What would the imposition of VAT on private school fees be supposed to achieve? There are other ways of raising £1.7 billion, not quite two per cent of the education budget. But when asked, as only they ever are, how they would pay for this or that, then Labour frontbenchers always now reply that they would impose VAT on private school fees. That is supposed to pay for everything.

Now, no one is scrimping and saving to find anything from £15,000 to £50,000 per year. Anywhere on that scale, you either have that kind of money, or you do not. Even HMRC, which is of course the State itself, admits that 50 per cent of workers in Britain have gross annual incomes of less than £20,000. Two in five adults do not reach the income tax threshold of £12,570, just over one thousand pounds per month. And yes, that does include benefits and everything else.

But the pretence that VAT on school fees would pay for every policy under discussion at the given time, proves only that neither it nor they would ever be attempted in actual fact. Moreover, this levy could not be both an inexhaustible source of revenue, and a device for closing down the hated private schools. It would obviously not be the former, and it would no less clearly fail to be the latter. The customer base would perfectly easily absorb the small additional cost and carry on.
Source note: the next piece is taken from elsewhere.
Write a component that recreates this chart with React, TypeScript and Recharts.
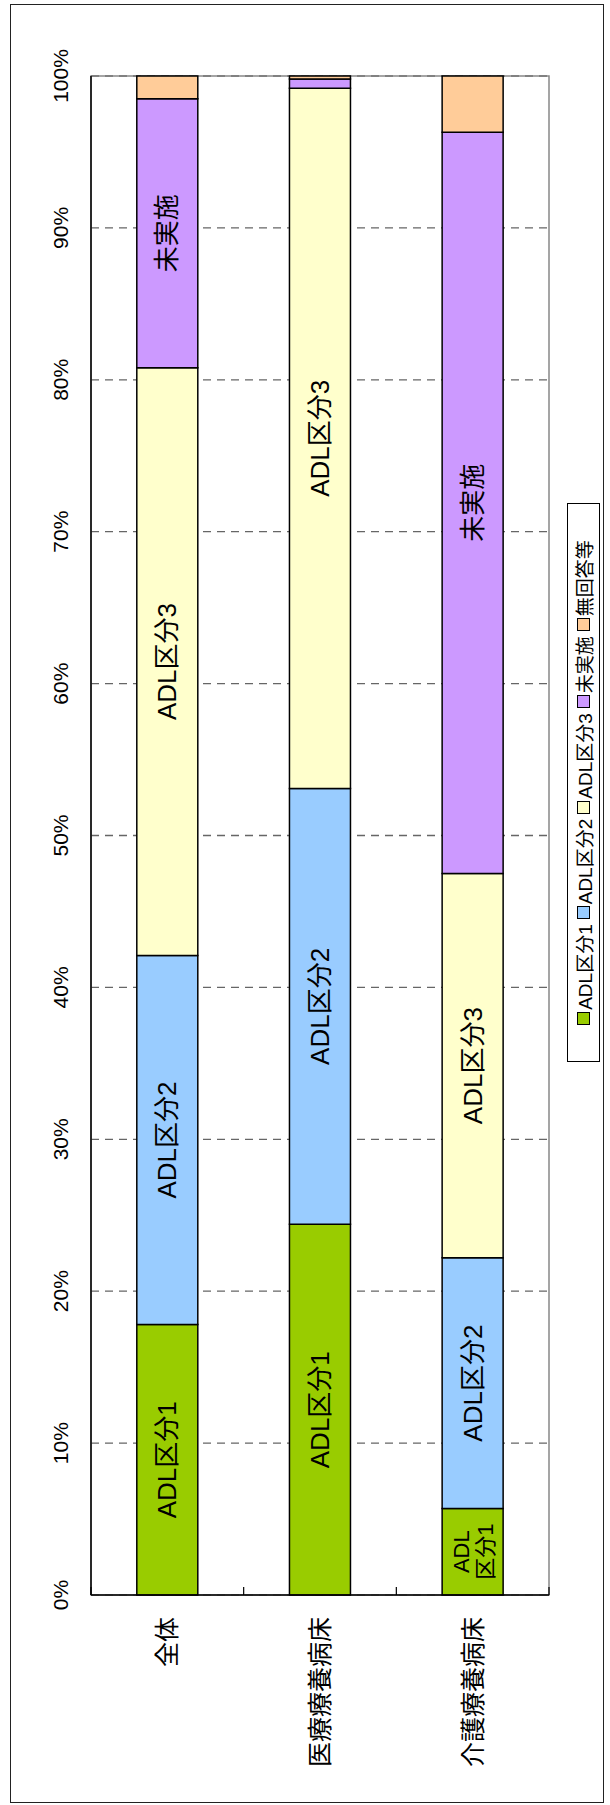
import { BarChart, Bar, XAxis, YAxis, CartesianGrid, LabelList, ReferenceArea } from "recharts";

const categories = ["全体", "医療療養病床", "介護療養病床"];
const adl1 = [17.8, 24.4, 5.7];
const adl2 = [24.3, 28.7, 16.5];
const adl3 = [38.7, 46.1, 25.3];
const notDone = [17.7, 0.6, 48.8];
const noAnswer = [1.5, 0.2, 3.7];

const adl1Labels = ["ADL区分1", "ADL区分1", "ADL\n区分1"];
const adl2Labels = ["ADL区分2", "ADL区分2", "ADL区分2"];
const adl3Labels = ["ADL区分3", "ADL区分3", "ADL区分3"];
const notDoneLabels = ["未実施", "", "未実施"];

const percentTicks = [0, 10, 20, 30, 40, 50, 60, 70, 80, 90, 100];

const SERIES = [
  { key: "adl1", name: "ADL区分1", color: "#99CC00" },
  { key: "adl2", name: "ADL区分2", color: "#99CCFF" },
  { key: "adl3", name: "ADL区分3", color: "#FFFFCC" },
  { key: "notDone", name: "未実施", color: "#CC99FF" },
  { key: "noAnswer", name: "無回答等", color: "#FFCC99" },
];

const data = categories.map((name, i) => ({
  name,
  adl1: adl1[i],
  adl2: adl2[i],
  adl3: adl3[i],
  notDone: notDone[i],
  noAnswer: noAnswer[i],
  adl1Label: adl1Labels[i],
  adl2Label: adl2Labels[i],
  adl3Label: adl3Labels[i],
  notDoneLabel: notDoneLabels[i],
}));

const FONT = "'Liberation Sans', Arial, 'Noto Sans CJK JP', sans-serif";
const CAT_MARGIN = 22;

// label inside a bar segment, "\n" splits lines
const SegmentLabel = (props: any) => {
  const vb = props.viewBox ?? props;
  const { x, y, width, height } = vb;
  const value: string = props.value ?? "";
  if (!value) return null;
  const lines = value.split("\n");
  const cx = x + width / 2;
  const cy = y + height / 2;
  const lh = 24;
  const start = cy - ((lines.length - 1) * lh) / 2;
  return (
    <text
      textAnchor="middle"
      dominantBaseline="central"
      fontSize={lines.length > 1 ? 22 : 26}
      fontFamily={FONT}
      fill="#000"
    >
      {lines.map((l, i) => (
        <tspan key={i} x={cx} y={start + i * lh}>
          {l}
        </tspan>
      ))}
    </text>
  );
};

// category label plus small tick marks on band edges
const CategoryTick = (props: any) => {
  const { x, y, payload, index, visibleTicksCount } = props;
  const half = payload?.offset ?? 0;
  const axisX = x + CAT_MARGIN;
  return (
    <g>
      <text
        x={x}
        y={y}
        textAnchor="end"
        dominantBaseline="central"
        fontSize={25}
        fontFamily={FONT}
        fill="#000"
      >
        {payload.value}
      </text>
      <line x1={axisX} x2={axisX + 8} y1={y - half} y2={y - half} stroke="#000" strokeWidth={1.2} />
      {index === visibleTicksCount - 1 && (
        <line x1={axisX} x2={axisX + 8} y1={y + half} y2={y + half} stroke="#000" strokeWidth={1.2} />
      )}
    </g>
  );
};

const App = () => {
  return (
    <div style={{ position: "absolute", left: 0, top: 0, width: 610, height: 1805, background: "#fff" }}>
      <div
        style={{
          position: "absolute",
          left: 10,
          top: 4,
          width: 592,
          height: 1797,
          border: "1.5px solid #222",
        }}
      />
      <div
        style={{
          position: "absolute",
          left: 0,
          top: 0,
          width: 1805,
          height: 610,
          transform: "translateY(1805px) rotate(-90deg)",
          transformOrigin: "0 0",
        }}
      >
        <BarChart
          width={1805}
          height={610}
          data={data}
          layout="vertical"
          barCategoryGap="30%"
          margin={{ top: 0, right: 76, bottom: 61, left: 0 }}
          style={{ fontFamily: FONT }}
        >
          <ReferenceArea x1={0} x2={100} fill="none" stroke="#888" strokeWidth={1.5} />
          <CartesianGrid horizontal={false} stroke="#666" strokeDasharray="8 6" strokeWidth={1.3} />
          <XAxis
            type="number"
            orientation="top"
            domain={[0, 100]}
            ticks={percentTicks}
            tickFormatter={(v) => `${v}%`}
            height={91}
            tickLine={false}
            tickSize={0}
            tickMargin={23}
            axisLine={{ stroke: "#000", strokeWidth: 1.5 }}
            tick={{ fontSize: 21, fill: "#000", fontFamily: FONT }}
          />
          <YAxis
            type="category"
            dataKey="name"
            width={210}
            tickLine={false}
            tickSize={0}
            tickMargin={CAT_MARGIN}
            axisLine={{ stroke: "#000", strokeWidth: 1.5 }}
            tick={<CategoryTick />}
          />
          {SERIES.map((s) => (
            <Bar
              key={s.key}
              dataKey={s.key}
              name={s.name}
              stackId="a"
              fill={s.color}
              stroke="#000"
              strokeWidth={1.5}
              isAnimationActive={false}
            >
              {s.key !== "noAnswer" && (
                <LabelList dataKey={`${s.key}Label`} content={<SegmentLabel />} />
              )}
            </Bar>
          ))}
        </BarChart>
        {/* legend box */}
        <div
          style={{
            position: "absolute",
            left: 743,
            top: 567,
            width: 559,
            height: 33,
            boxSizing: "border-box",
            border: "1px solid #000",
            display: "flex",
            alignItems: "center",
            justifyContent: "center",
            whiteSpace: "nowrap",
            fontFamily: FONT,
            fontSize: 19,
            color: "#000",
            background: "#fff",
          }}
        >
          {SERIES.map((s, i) => (
            <span
              key={s.key}
              style={{ display: "flex", alignItems: "center", marginRight: i < SERIES.length - 1 ? 5 : 0 }}
            >
              <span
                style={{
                  width: 11,
                  height: 11,
                  border: "1px solid #000",
                  background: s.color,
                  marginRight: 2,
                  display: "inline-block",
                }}
              />
              {s.name}
            </span>
          ))}
        </div>
      </div>
    </div>
  );
};

export default App;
You could go so far as to ban private schools by law, and they would set up abroad. Furthermore, their continued existence is utterly unrelated to what, if any, educational provision the State may make. The Labour Party has proposed a privately schooled Prime Minister at the last two General Elections and at five of the last seven, as it will again next time, and it has proposed a privately schooled Chancellor of the Exchequer at all of the last four. Those schools are not especially academic. They are often still using the IGCSE, which has been banned in the state-funded sector for being too easy. But they are selling social connections.

Consider Hamish Falconer, who has been parachuted in as the Labour candidate for Lincoln, where the Conservative majority is only 3,514. Falconer's father is said to have refused to move his children to state schools, thereby preventing his selection as a Labour candidate, and thus compelling his old flatmate, Tony Blair, to raise him to the peerage in order to make him first Solicitor General and then Lord Chancellor.
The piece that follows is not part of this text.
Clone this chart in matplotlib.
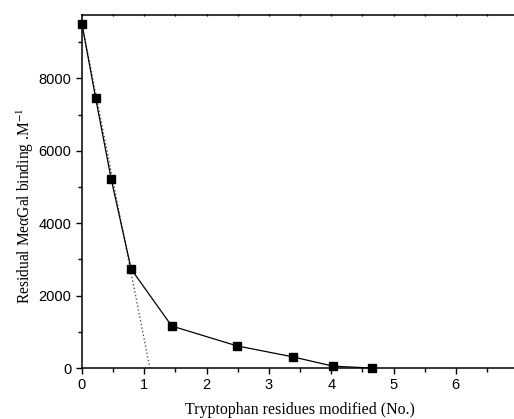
import numpy as np
import matplotlib.pyplot as plt
from matplotlib.ticker import MultipleLocator, FixedLocator

plt.rcParams['mathtext.fontset'] = 'stix'

# data
trp_modified = [0.0, 0.22, 0.47, 0.79, 1.44, 2.49, 3.38, 4.03, 4.65]
residual_binding = [9500, 7450, 5210, 2730, 1160, 610, 310, 50, 0]
fit_x = [0.0, 1.09]
fit_y = [9500, 0]
x_ticks = [0, 1, 2, 3, 4, 5, 6]

fig = plt.figure(figsize=(5.14, 4.19), dpi=100)
ax = fig.add_axes([0.1595, 0.1217, 0.8485, 0.8425])

ax.plot(fit_x, fit_y, ':', color='#555555', lw=1.0)
ax.plot(trp_modified, residual_binding, '-', color='black', lw=0.9,
        marker='s', ms=5.5, mfc='black', mec='black', clip_on=False, zorder=3)

ax.set_xlim(0, 7)
ax.set_ylim(0, 9750)
ax.xaxis.set_major_locator(FixedLocator(x_ticks))
ax.xaxis.set_minor_locator(MultipleLocator(0.5))
ax.yaxis.set_major_locator(MultipleLocator(2000))
ax.yaxis.set_minor_locator(MultipleLocator(1000))

ax.spines['right'].set_visible(False)
for s in ['left', 'bottom', 'top']:
    ax.spines[s].set_linewidth(1.1)

ax.tick_params(axis='both', which='major', direction='out', length=4, width=1,
               labelsize=10.5, top=False, right=False)
ax.tick_params(axis='both', which='minor', direction='out', length=3, width=1,
               top=False, right=False)
ax2 = ax.secondary_xaxis('top')
ax2.xaxis.set_major_locator(MultipleLocator(0.5))
ax2.tick_params(direction='inout', length=2, width=1, labeltop=False)
ax2.spines['top'].set_visible(False)

for lab in ax.get_xticklabels() + ax.get_yticklabels():
    lab.set_family('Liberation Sans')

ax.set_xlabel('Tryptophan residues modified (No.)', family='Liberation Serif',
              fontsize=11.4, labelpad=7)
ax.set_ylabel('Residual MeαGal binding .M$^{-1}$', family='Liberation Serif',
              fontsize=11.2)
ax.yaxis.set_label_coords(-0.105, 0.46)

fig.savefig('out.png', dpi=100)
Believe that if you like, although such arrangements have not precluded other people's advancement in the Labour Party, but the point is that it is now stated entirely matter-of-factly that the younger Falconer, who has a thoroughly spooky CV, would be a Labour Defence Secretary within two years of election, and a Labour Foreign Secretary within two years of that, precisely because he had gone to a major public school. Glamis, Cawdor, and King hereafter? Well, Leader of the Labour Party, perhaps. But he was at Westminster, and no male product of a mixed secondary school has ever become Prime Minister.

Still, when I tell you that there is going to be a hung Parliament, then you can take that to the bank. I spent the 2005 Parliament saying that it was psephologically impossible for the Heir to Blair's Conservative Party to win an overall majority. I predicted a hung Parliament on the day that the 2017 General Election was called, and I stuck to that, entirely alone, all the way up to the publication of the exit poll eight long weeks later. And on the day that Rishi Sunak became Prime Minister, I predicted that a General Election between him and Keir Starmer would result in a hung Parliament.

To strengthen families and communities by securing economic equality and international peace through the democratic political control of the means to those ends, including national and parliamentary sovereignty, we need to hold the balance of power. Owing nothing to either main party, we must be open to the better offer. There does, however, need to be a better offer. Not a lesser evil, which in any case the Labour Party is not.